Etienne Rochat, épaule à épaule avec le patient

L’enfance d’Etienne Rochat, né en 1962 dans le village de Lignerolle où son père André officie comme pasteur, est marquée par la terre. Il est heureux dans ce village qui le considère comme un gamin de la communauté à part entière, au point qu’il participe aux travaux des champs chez les agriculteurs du village. « J’y avais ma place et j’aimais les travaux des champs. Cela a été le socle de ma vie. » Et il y a aussi des émerveillements. « A l’époque la pollution lumineuse était moins intense qu’aujourd’hui. Regarder la voûte stellaire, la nuit, c’était extraordinaire. »

Les questions de vérité et de lien viennent plus tard. Notamment, en observant, non sans tristesse parfois, les tensions dans les familles et entre les générations. « Mon père avait un rôle de conciliateur. Il retissait les liens et aidait les gens à mieux vivre ensemble, raconte-t-il. Cela a fait de moi l’homme que je suis aujourd’hui avec un souci de l’autre en lien avec ma responsabilité personnelle et une pondération entre les deux. »

Ainsi, après avoir obtenu une maturité scientifique, il s’oriente vers des études de théologie. « La réflexion sur le monde via cette branche m’intéressait, même si à l’époque, je n’ai pas trop approfondi. » C’est qu’il y a tant à faire à Lausanne, découvrir la ville, s’intégrer aux scouts, s’investir au sein des jeunes paroissiens. Jusqu’au jour où il discute avec un professeur qui connaissait la trajectoire de sa famille. « Il était inquiet pour moi, que je me retrouve dans une paroisse vaudoise à reproduire le parcours de mon père. Pour lui, c’était dommage, comme si je m’apprêtais à rentrer dans un moule. » Ce professeur lui présente alors le pasteur genevois Charles Odier, qui rentrait de plusieurs années au Canada. Cette rencontre signifie un pivot dans la vie d’Etienne. « Pourquoi pas moi ? »

Une cousine de sa mère, ainsi qu’une institutrice de Lignerolle, y avaient vécu. « Elles m’ont donné une note positive sur ce pays. » Par hasard – mais peut-on vraiment parler de hasard dans la vie ? – au même moment l’Église unie du Canada cherche quelqu’un pour ouvrir une paroisse à Québec. Etienne se présente. Il est engagé. « Avec mon épouse, nous avons débarqué à Noël 1986, se souvient-il. Quelque 20 ans après la révolution tranquille, il y régnait un vent de liberté et j’ai adoré les paysages infinis , l’espace, tout le contraire de la petite maquette européenne. C’était comme un rêve éveillé. » Il y rencontre des gens merveilleux, beaucoup d’attentions, de patience et une communauté d’accueil. « Un petit coin de planète idéalisé dans ma tête. »
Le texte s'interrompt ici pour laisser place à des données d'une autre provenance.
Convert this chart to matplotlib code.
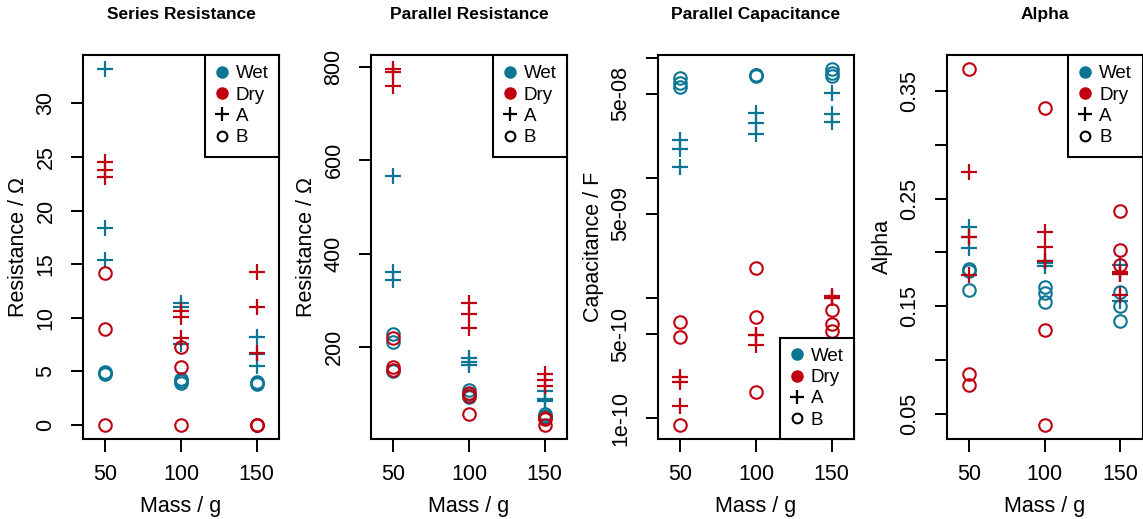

À Québec, il se déleste de ce qu’il y avait à délester, tout en bénéficiant d’une grande liberté d’entreprendre : « Cela m’a sorti de mes rails suisses. Cette expérience m’a rendu plus créatif. » Grâce à cette ouverture, il se pose la bonne question : « Comment agir pour que si je me retourne sur ma vie, je voie un parcours intéressant ? »

En 1990, il entre au CHUV en tant que pasteur aumônier. Et là, se pose à lui une question essentielle concernant la pastorale : comment aborder les patients qui se déclarent protestants, mais ont établi une grande distance avec l’Église ? A cette époque, le ministère d’aumônier est encore très ancré dans une pastorale dite de proposition de la Foi. Mais chez Etienne s’impose l’idée d’une pastorale de soutien. Changeant son regard sur le patient, il pratique « une écoute compassionnelle de l’autre et de son expérience. » Cette approche centrée sur la personne consiste en « un accompagnement non directif, épaule à épaule, » explique-t-il. Mais elle exige une gestion efficiente des processus relationnel et communicationnel, c’est pourquoi Il décide de se former aussi en analyse transactionnelle. Enfin, Etienne consacre les dernières années au développement de modèles de « spiritual care », après avoir effectué une thèse sur le sujet.

Cet homme aux valeurs aussi essentielles que l’humilité, la générosité et le souci de l’autre, se ressource dans la spiritualité et la marche, mais surtout auprès de sa famille. Il se sent parfaitement à sa place à l’hôpital, comme l’oiseau qui après bien des pérégrinations a trouvé son nid.